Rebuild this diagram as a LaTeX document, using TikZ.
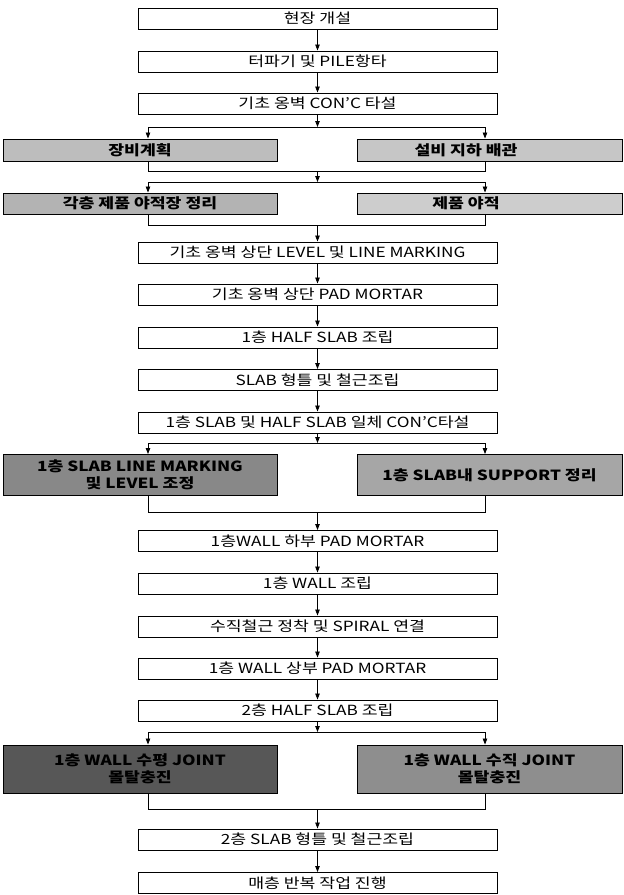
\documentclass[tikz,border=0pt]{standalone}
\usepackage{graphicx}
\usepackage{fontspec}
\setmainfont{Noto Sans CJK KR}
\usetikzlibrary{arrows.meta}
\newcommand{\hs}[1]{\scalebox{1.23}[1]{#1}}
\definecolor{gA}{HTML}{BDBDBD}
\definecolor{gB}{HTML}{C6C6C6}
\definecolor{gC}{HTML}{B3B3B3}
\definecolor{gD}{HTML}{CDCDCD}
\definecolor{gE}{HTML}{888888}
\definecolor{gF}{HTML}{A6A6A6}
\definecolor{gG}{HTML}{575757}
\definecolor{gH}{HTML}{8E8E8E}
\begin{document}
\begin{tikzpicture}[x=1pt,y=-1pt,
  mainbox/.style={draw=black,line width=0.9pt,fill=white,minimum width=359pt,minimum height=21pt,inner sep=0pt,font=\fontsize{14}{17}\selectfont},
  graybox/.style={draw=black,line width=0.9pt,inner sep=0pt,align=center,font=\fontsize{14}{17}\selectfont\bfseries},
  lgray/.style={graybox,minimum width=274pt},
  rgray/.style={graybox,minimum width=265pt},
  graytext/.style={inner sep=0pt,font=\fontsize{14}{17}\selectfont\bfseries},
  ln/.style={line width=0.8pt},
  arr/.style={ln,-{Triangle[length=6pt,width=4.5pt]}}]
\useasboundingbox (0,0) rectangle (624,895);

% top chain
\node[mainbox] (b1) at (317.5,18.5) {\hs{현장 개설}};
\node[mainbox] (b2) at (317.5,61.5) {\hs{터파기 및 PILE항타}};
\node[mainbox] (b3) at (317.5,103.5) {\hs{기초 옹벽 CON'C 타설}};
\draw[arr] (b1) -- (b2);
\draw[arr] (b2) -- (b3);

% gray row 1
\node[lgray,fill=gA,minimum height=22pt] (g1l) at (140,150) {\hs{장비계획}};
\node[rgray,fill=gB,minimum height=22pt] (g1r) at (489.5,150) {};
\node[graytext] (g1rt) at (466,150) {\hs{설비 지하 배관}};
\coordinate (s1) at (317.5,127);
\coordinate (s1l) at (148,127);
\coordinate (s1r) at (485,127);
\draw[arr] (b3) -- (s1);
\draw[ln] (s1l) -- (s1r);
\draw[arr] (s1l) -- (s1l |- g1l.north);
\draw[arr] (s1r) -- (s1r |- g1r.north);

% gray row 2
\node[lgray,fill=gC,minimum height=21pt] (g2l) at (140,203.5) {\hs{각층 제품 야적장 정리}};
\node[rgray,fill=gD,minimum height=21pt] (g2r) at (489.5,203.5) {};
\node[graytext] (g2rt) at (466,203.5) {\hs{제품 야적}};
\coordinate (m1) at (317.5,171);
\coordinate (m1l) at (148,171);
\coordinate (m1r) at (485,171);
\coordinate (s2) at (317.5,182);
\coordinate (s2l) at (148,182);
\coordinate (s2r) at (485,182);
\draw[ln] (m1l |- g1l.south) -- (m1l) -- (m1r) -- (m1r |- g1r.south);
\draw[arr] (m1) -- (s2);
\draw[ln] (s2l) -- (s2r);
\draw[arr] (s2l) -- (s2l |- g2l.north);
\draw[arr] (s2r) -- (s2r |- g2r.north);

% middle chain 1
\node[mainbox] (b4) at (317.5,252.5) {\hs{기초 옹벽 상단 LEVEL 및 LINE MARKING}};
\node[mainbox] (b5) at (317.5,294.5) {\hs{기초 옹벽 상단 PAD MORTAR}};
\node[mainbox] (b6) at (317.5,337.5) {\hs{1층 HALF SLAB 조립}};
\node[mainbox] (b7) at (317.5,380) {\hs{SLAB 형틀 및 철근조립}};
\node[mainbox] (b8) at (317.5,422.5) {\hs{1층 SLAB 및 HALF SLAB 일체 CON'C타설}};
\coordinate (m2) at (317.5,225);
\coordinate (m2l) at (148,225);
\coordinate (m2r) at (485,225);
\draw[ln] (m2l |- g2l.south) -- (m2l) -- (m2r) -- (m2r |- g2r.south);
\draw[arr] (m2) -- (b4);
\draw[arr] (b4) -- (b5);
\draw[arr] (b5) -- (b6);
\draw[arr] (b6) -- (b7);
\draw[arr] (b7) -- (b8);

% gray row 3
\node[lgray,fill=gE,minimum height=41pt] (g3l) at (140,475) {\hs{1층 SLAB LINE MARKING}\\\hs{및 LEVEL 조정}};
\node[rgray,fill=gF,minimum height=41pt] (g3r) at (489.5,475) {\hs{1층 SLAB내 SUPPORT 정리}};
\coordinate (s3) at (317.5,443);
\coordinate (s3l) at (148,443);
\coordinate (s3r) at (485,443);
\draw[arr] (b8) -- (s3);
\draw[ln] (s3l) -- (s3r);
\draw[arr] (s3l) -- (s3l |- g3l.north);
\draw[arr] (s3r) -- (s3r |- g3r.north);

% middle chain 2
\node[mainbox] (b9) at (317.5,541) {\hs{1층WALL 하부 PAD MORTAR}};
\node[mainbox] (b10) at (317.5,583.5) {\hs{1층 WALL 조립}};
\node[mainbox] (b11) at (317.5,626.5) {\hs{수직철근 정착 및 SPIRAL 연결}};
\node[mainbox] (b12) at (317.5,668.5) {\hs{1층 WALL 상부 PAD MORTAR}};
\node[mainbox] (b13) at (317.5,710.5) {\hs{2층 HALF SLAB 조립}};
\coordinate (m3) at (317.5,512);
\coordinate (m3l) at (148,512);
\coordinate (m3r) at (485,512);
\draw[ln] (m3l |- g3l.south) -- (m3l) -- (m3r) -- (m3r |- g3r.south);
\draw[arr] (m3) -- (b9);
\draw[arr] (b9) -- (b10);
\draw[arr] (b10) -- (b11);
\draw[arr] (b11) -- (b12);
\draw[arr] (b12) -- (b13);

% gray row 4
\node[lgray,fill=gG,minimum height=48pt] (g4l) at (140,769) {\hs{1층 WALL 수평 JOINT}\\\hs{몰탈충진}};
\node[rgray,fill=gH,minimum height=48pt] (g4r) at (489.5,769) {\hs{1층 WALL 수직 JOINT}\\\hs{몰탈충진}};
\coordinate (s4) at (317.5,732);
\coordinate (s4l) at (148,732);
\coordinate (s4r) at (485,732);
\draw[arr] (b13) -- (s4);
\draw[ln] (s4l) -- (s4r);
\draw[arr] (s4l) -- (s4l |- g4l.north);
\draw[arr] (s4r) -- (s4r |- g4r.north);

% bottom chain
\node[mainbox] (b14) at (317.5,839.5) {\hs{2층 SLAB 형틀 및 철근조립}};
\node[mainbox] (b15) at (317.5,883) {\hs{매층 반복 작업 진행}};
\coordinate (m4) at (317.5,809);
\coordinate (m4l) at (148,809);
\coordinate (m4r) at (485,809);
\draw[ln] (m4l |- g4l.south) -- (m4l) -- (m4r) -- (m4r |- g4r.south);
\draw[arr] (m4) -- (b14);
\draw[arr] (b14) -- (b15);
\end{tikzpicture}
\end{document}
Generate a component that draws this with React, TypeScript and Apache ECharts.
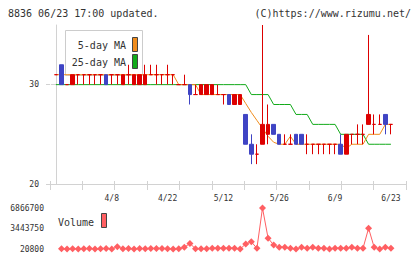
import React, { useEffect, useRef } from "react";
import * as echarts from "echarts";

// Trading days shown on the price chart (index 0 .. 60)
const DATES = [
  "3/25", "3/26", "3/27", "3/28", "3/31", "4/1", "4/2", "4/3", "4/4", "4/7",
  "4/8", "4/9", "4/10", "4/11", "4/14", "4/15", "4/16", "4/17", "4/18", "4/21",
  "4/22", "4/23", "4/24", "4/25", "4/28", "4/30", "5/1", "5/2", "5/7", "5/8",
  "5/12", "5/13", "5/14", "5/15", "5/16", "5/19", "5/20", "5/21", "5/22", "5/23",
  "5/26", "5/27", "5/28", "5/29", "5/30", "6/2", "6/3", "6/4", "6/5", "6/6",
  "6/9", "6/10", "6/11", "6/12", "6/13", "6/16", "6/17", "6/18", "6/19", "6/20",
  "6/23",
];

const OPEN = [
  31, 32, 30, 30, 31, 31, 31, 31, 31, 31,
  31, 31, 30, 31, 30, 30, 30, 31, 31, 31,
  31, 31, 30, 30, 30, 29, 29, 29, 29, 29,
  29, 29, 28, 28, 27, 24, 23, 24, 25, 26,
  25, 24, 24, 25, 25, 24, 24, 24, 24, 24,
  24, 24, 23, 25, 25, 25, 26, 26, 26, 27,
  26,
];
const CLOSE = [
  31, 30, 30, 31, 31, 31, 31, 31, 31, 30,
  31, 31, 31, 31, 31, 31, 31, 31, 31, 31,
  31, 31, 30, 30, 29, 29, 30, 30, 30, 29,
  29, 28, 29, 29, 24, 23, 23, 26, 26, 25,
  24, 24, 24, 24, 24, 24, 24, 24, 24, 24,
  24, 23, 25, 25, 25, 25, 27, 26, 26, 26,
  26,
];
const LOW = [
  31, 30, 30, 30, 30, 30, 30, 30, 30, 30,
  30, 30, 30, 30, 30, 30, 30, 31, 30, 30,
  30, 30, 30, 30, 28, 29, 29, 29, 29, 29,
  28, 28, 28, 28, 24, 22, 22, 24, 24, 25,
  24, 24, 24, 24, 24, 23, 23, 23, 23, 23,
  23, 23, 23, 24, 24, 24, 26, 25, 26, 25,
  25,
];
const HIGH = [
  31, 32, 30, 31, 31, 31, 31, 31, 31, 31,
  31, 31, 31, 32, 31, 31, 32, 32, 32, 31,
  32, 31, 30, 31, 30, 30, 30, 30, 30, 30,
  29, 29, 29, 29, 27, 25, 24, 36, 28, 26,
  25, 25, 25, 25, 25, 25, 24, 24, 24, 24,
  24, 25, 25, 25, 26, 26, 35, 27, 27, 27,
  26,
];

const MA5 = [
  31, 31, 31, 31, 31, 31, 31, 31, 31, 31,
  31, 31, 31, 31, 31, 31, 31, 31, 31, 31,
  31, 31, 30, 30, 30, 30, 29, 29, 29, 29,
  29, 29, 29, 29, 28.1, 27.2, 26.4, 25.6, 24.8, 24.2,
  24, 24, 24.8, 24, 24, 24, 24, 24, 24, 24,
  24, 24, 23.6, 24, 24, 24, 25, 25, 25, 26,
  26,
];
const MA25 = [
  30, 30, 30, 30, 30, 30, 30, 30, 30, 30,
  30, 30, 30, 30, 30, 30, 30, 30, 30, 30,
  30, 30, 30, 30, 30, 30, 30, 30, 30, 30,
  30, 30, 30, 30, 30, 29, 29, 29, 29, 28,
  28, 28, 28, 27, 27, 27, 26, 26, 26, 26,
  26, 25, 25, 25, 25, 25, 24, 24, 24, 24,
  24,
];

// Daily volume (no figure for the first day)
const VOLUME = [
  null, 60000, 30000, 60000, 30000, 60000, 120000, 30000, 60000, 120000,
  30000, 400000, 60000, 120000, 30000, 120000, 60000, 120000, 120000, 120000,
  60000, 30000, 60000, 300000, 940000, 60000, 60000, 60000, 137000, 137000,
  137000, 137000, 137000, 30000, 856000, 1220000, 137000, 6866700, 1830000, 690000,
  300000, 300000, 137000, 20800, 300000, 137000, 300000, 137000, 137000, 30000,
  137000, 137000, 137000, 300000, 137000, 137000, 3480000, 300000, 30000, 300000,
  137000,
];

const PRICE_TICKS = [20, 30];
const VOLUME_TICKS = [20800, 3443750, 6866700];
const DATE_TICKS = [10, 20, 30, 40, 50, 60];

const RED = "#dd0000";
const BLUE = "#3f44c4";
const ORANGE = "#f08c1c";
const GREEN = "#12aa1a";
const VOL = "#ff5f62";
const AXIS = "#d2d2d2";
const TEXT = "#333333";
const MONO = '"DejaVu Sans Mono", monospace';

const X_MIN = -1.057;
const X_MAX = 62.7;

export default function App() {
  const ref = useRef<HTMLDivElement>(null);

  useEffect(() => {
    if (!ref.current) return;
    const chart = echarts.init(ref.current, null, { renderer: "svg" });

    const candles = OPEN.map((o, i) => {
      const c = CLOSE[i];
      const col = c < o ? BLUE : RED;
      return {
        value: [i, o, c, LOW[i], HIGH[i]],
        itemStyle: {
          color: col,
          color0: col,
          borderColor: col,
          borderColor0: col,
          borderColorDoji: col,
        },
      };
    });

    const txt = (text: string, x: number, y: number, size: number, align: string, z = 0) => ({
      type: "text",
      z,
      style: {
        text,
        x,
        y,
        fill: TEXT,
        font: `${size}px ${MONO}`,
        textAlign: align,
        align,
        textVerticalAlign: "middle",
        verticalAlign: "middle",
      },
    });

    chart.setOption({
      animation: false,
      backgroundColor: "#ffffff",
      grid: [
        { left: 50, top: 25, width: 356, height: 159 },
        { left: 50, top: 208, width: 356, height: 41 },
      ],
      xAxis: [
        {
          gridIndex: 0,
          type: "value",
          min: X_MIN,
          max: X_MAX,
          axisLine: { show: false },
          axisTick: { show: false },
          splitLine: { show: false },
          axisLabel: {
            customValues: DATE_TICKS,
            formatter: (v: number) => DATES[v] ?? "",
            fontSize: 8,
            fontFamily: MONO,
            color: TEXT,
            margin: 10,
          },
        },
        {
          gridIndex: 0,
          type: "value",
          position: "bottom",
          min: 0,
          max: 11,
          interval: 1,
          axisLine: { lineStyle: { color: AXIS, width: 1 } },
          axisTick: { length: 6, lineStyle: { color: AXIS } },
          axisLabel: { show: false },
          splitLine: { show: false },
        },
        {
          gridIndex: 0,
          type: "value",
          position: "bottom",
          min: 0,
          max: 11,
          interval: 1,
          axisLine: { show: false },
          axisTick: { inside: true, length: 3, lineStyle: { color: AXIS } },
          axisLabel: { show: false },
          splitLine: { show: false },
        },
        {
          gridIndex: 1,
          type: "value",
          min: X_MIN,
          max: X_MAX,
          show: false,
        },
      ],
      yAxis: [
        {
          gridIndex: 0,
          type: "value",
          min: 20,
          max: 36,
          axisLine: { show: true, lineStyle: { color: AXIS, width: 1 } },
          axisTick: { show: true, customValues: PRICE_TICKS, length: 5, lineStyle: { color: AXIS } },
          axisLabel: {
            customValues: PRICE_TICKS,
            fontSize: 8,
            fontFamily: MONO,
            color: TEXT,
            margin: 11,
          },
          splitLine: { show: false },
        },
        {
          gridIndex: 0,
          type: "value",
          min: 20,
          max: 36,
          axisLine: { show: false },
          axisTick: { show: true, inside: true, customValues: PRICE_TICKS, length: 4, lineStyle: { color: AXIS } },
          axisLabel: { show: false },
          splitLine: { show: false },
        },
        {
          gridIndex: 1,
          type: "value",
          min: 20800,
          max: 6866700,
          axisLine: { show: false },
          axisTick: { show: false },
          splitLine: { show: false },
          axisLabel: {
            customValues: VOLUME_TICKS,
            formatter: (v: number) => String(v),
            fontSize: 8,
            fontFamily: MONO,
            color: TEXT,
            margin: 6,
          },
        },
      ],
      series: [
        {
          name: "25-day MA",
          type: "line",
          xAxisIndex: 0,
          yAxisIndex: 0,
          z: 2,
          data: MA25.map((v, i) => [i, v]),
          showSymbol: false,
          lineStyle: { color: GREEN, width: 1 },
          itemStyle: { color: GREEN },
        },
        {
          name: "5-day MA",
          type: "line",
          xAxisIndex: 0,
          yAxisIndex: 0,
          z: 2,
          data: MA5.map((v, i) => [i, v]),
          showSymbol: false,
          lineStyle: { color: ORANGE, width: 1 },
          itemStyle: { color: ORANGE },
        },
        {
          name: "Price",
          type: "candlestick",
          xAxisIndex: 0,
          yAxisIndex: 0,
          z: 3,
          barWidth: 4,
          encode: { x: 0, y: [1, 2, 3, 4] },
          data: candles,
          itemStyle: { borderWidth: 1 },
        },
        {
          name: "Volume",
          type: "line",
          xAxisIndex: 3,
          yAxisIndex: 2,
          data: VOLUME.map((v, i) => [i, v ?? "-"]),
          symbol: "diamond",
          symbolSize: 7,
          showSymbol: true,
          lineStyle: { color: VOL, width: 1 },
          itemStyle: { color: VOL },
        },
      ],
      graphic: [
        txt("8836 06/23 17:00 updated.", 8, 13, 10, "left"),
        txt("(C)https://www.rizumu.net/", 411, 13, 10, "right"),
        {
          type: "rect",
          z: 0,
          shape: { x: 65.5, y: 30.5, width: 77, height: 45 },
          style: { fill: "#ffffff", stroke: "#cccccc", lineWidth: 1 },
        },
        txt("5-day MA", 126, 45, 10, "right", 1),
        txt("25-day MA", 126, 62, 10, "right", 1),
        {
          type: "rect",
          z: 1,
          shape: { x: 132.5, y: 37.5, width: 5, height: 14 },
          style: { fill: ORANGE, stroke: "#444444", lineWidth: 1 },
        },
        {
          type: "rect",
          z: 1,
          shape: { x: 132.5, y: 54.5, width: 5, height: 14 },
          style: { fill: GREEN, stroke: "#444444", lineWidth: 1 },
        },
        txt("Volume", 58, 222, 10, "left", 1),
        {
          type: "rect",
          z: 1,
          shape: { x: 101.5, y: 213.5, width: 5, height: 14 },
          style: { fill: VOL, stroke: "#444444", lineWidth: 1 },
        },
      ],
    });

    return () => chart.dispose();
  }, []);

  return (
    <div
      ref={ref}
      style={{ position: "fixed", left: 0, top: 0, width: 420, height: 259, background: "#fff" }}
    />
  );
}
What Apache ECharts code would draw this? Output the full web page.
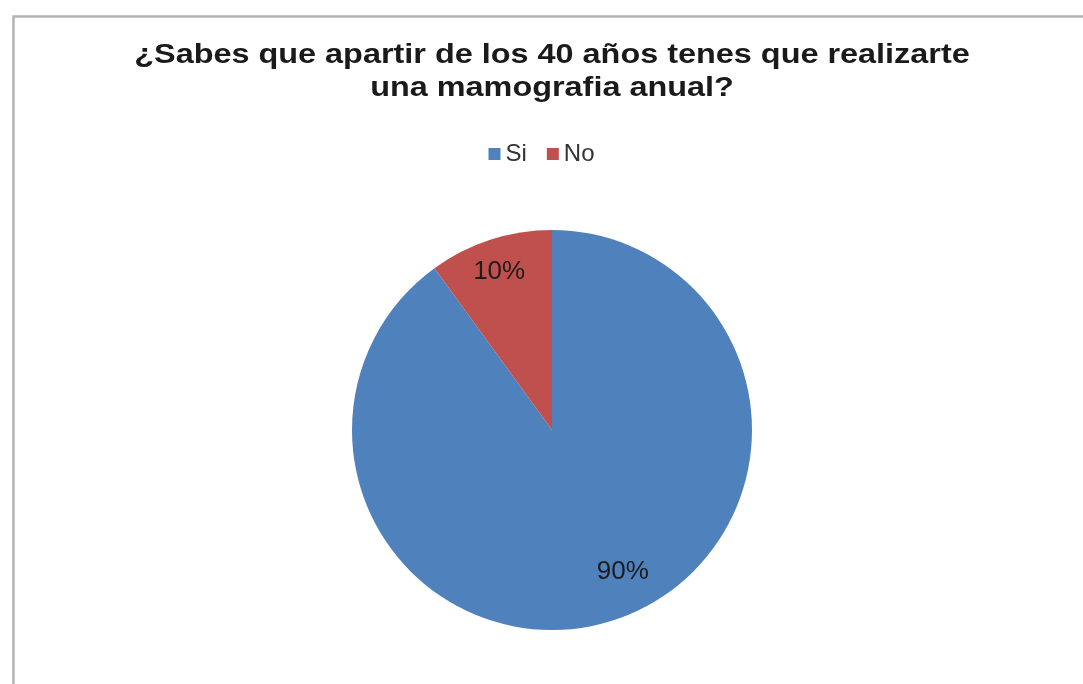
<!DOCTYPE html>
<html>
<head>
<meta charset="utf-8">
<script src="https://cdn.jsdelivr.net/npm/echarts@6/dist/echarts.min.js"></script>
<style>
  html, body { margin: 0; padding: 0; background: #ffffff; }
  #chart { width: 1083px; height: 684px; }
</style>
</head>
<body>
<div id="chart"></div>
<script>
// Survey answers and their share of respondents (%)
const categories = ['Si', 'No'];
const shares = [90, 10];
const colors = ['#4F81BD', '#C0504D'];
const titleLines = ['¿Sabes que apartir de los 40 años tenes que realizarte', 'una mamografia anual?'];

// Label nudges from the default inside position, per slice
const labelNudge = [[39, 44], [-21, -60]];

const FONT = 'Liberation Sans, Arial, sans-serif';

const chart = echarts.init(document.getElementById('chart'), null, { renderer: 'canvas' });

// Title lines drawn as wide bold text
const titleGraphics = titleLines.map((line, i) => ({
  type: 'text',
  x: 552,
  y: 56 + i * 33,
  scaleX: 1.2,
  silent: true,
  style: {
    text: line,
    font: 'bold 27px ' + FONT,
    fill: '#1a1a1a',
    align: 'center',
    verticalAlign: 'middle'
  }
}));

chart.setOption({
  backgroundColor: '#ffffff',
  animation: false,
  legend: {
    data: categories,
    top: 137,
    left: 'center',
    icon: 'rect',
    itemWidth: 12,
    itemHeight: 12,
    itemGap: 20,
    textStyle: {
      fontFamily: FONT,
      fontSize: 24,
      color: '#333333'
    }
  },
  graphic: [{
    type: 'rect',
    left: 11,
    top: 14,
    shape: { width: 1100, height: 720 },
    style: { fill: 'none', stroke: '#b4b4b4', lineWidth: 2.5 },
    silent: true,
    z: -1
  }].concat(titleGraphics),
  series: [{
    type: 'pie',
    center: [552, 430],
    radius: 200,
    startAngle: 90,
    clockwise: true,
    data: categories.map((name, i) => ({
      name,
      value: shares[i],
      itemStyle: { color: colors[i] }
    })),
    label: {
      show: true,
      position: 'inside',
      formatter: '{d}%',
      fontFamily: FONT,
      fontSize: 26,
      color: '#1c1c1c'
    },
    labelLayout: function (params) {
      const n = labelNudge[params.dataIndex];
      return { dx: n[0], dy: n[1] };
    },
    labelLine: { show: false },
    emphasis: { disabled: true },
    itemStyle: { borderWidth: 0 }
  }]
});
</script>
</body>
</html>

> [Short problem]: Find the word "Apache" and list each line it appears in.

> [Solved problem]:
Generate a component that draws this with React, TypeScript and Apache ECharts.
What Apache ECharts code would draw this? Output the full web page.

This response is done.